Claims of patronage

2009-02-02 00:00

Just a week ago, this newspaper commented on concerns about the provincial education department. Reflecting on last year’s less than satisfactory matric results and considering future options, outside analysts have expressed disquiet about the influence of nepotism, personal favouritism and political patronage in the appointment of staff to leadership positions. As the week progressed, those concerns were echoed, this time by staff members within the department. The staff in this latter instance are administrative rather than professional personnel and their complaints focused on financial matters and unfair labour practices rather than educational issues, but it is surely not unreasonable to take this as confirmation that real problems exist within the department.

This kind of corruption has very harmful spillover effects. People who are beholden to patronage for their own appointment to senior positions are more likely to replicate this favouritism in the advancement of the staff for whom they are responsible. As more and more less-than-capable people move up the promotion ladder, the corrosion of competence spreads until the whole edifice is undermined.

In education, more perhaps than in any area of public service other than health, the influence of incompetence at the top does extraordinary damage as it filters down. Not only are material resources mismanaged (and poor facilities and inadequate resources are often blamed as the cause of sub-standard scholastic achievement) but ultimately managerial incompetence affects the way that children are treated and taught in their classrooms.
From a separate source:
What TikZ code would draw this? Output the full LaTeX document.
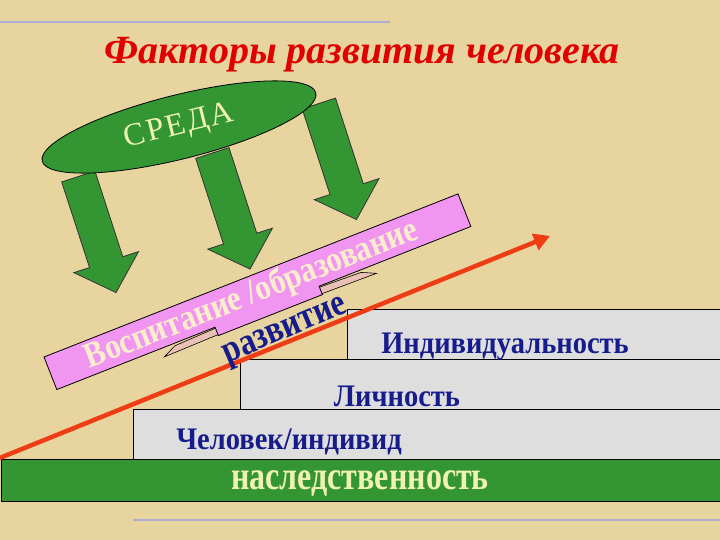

An often repeated criticism of the outcomes-based approach is that it makes great demands on the classroom teacher, and when the people meant to advise and guide teachers are themselves lacking in subject knowledge or methodological expertise, everyone suffers, none more than the pupils.

Many well-informed observers believe that even the present unacceptably low throughput and pass rates are inflated. Dumbing down the curriculum and watering down standards are not the way to remedy the educational deficits induced by the apartheid schooling system. The need to put the best qualified people into the right jobs was never more urgent.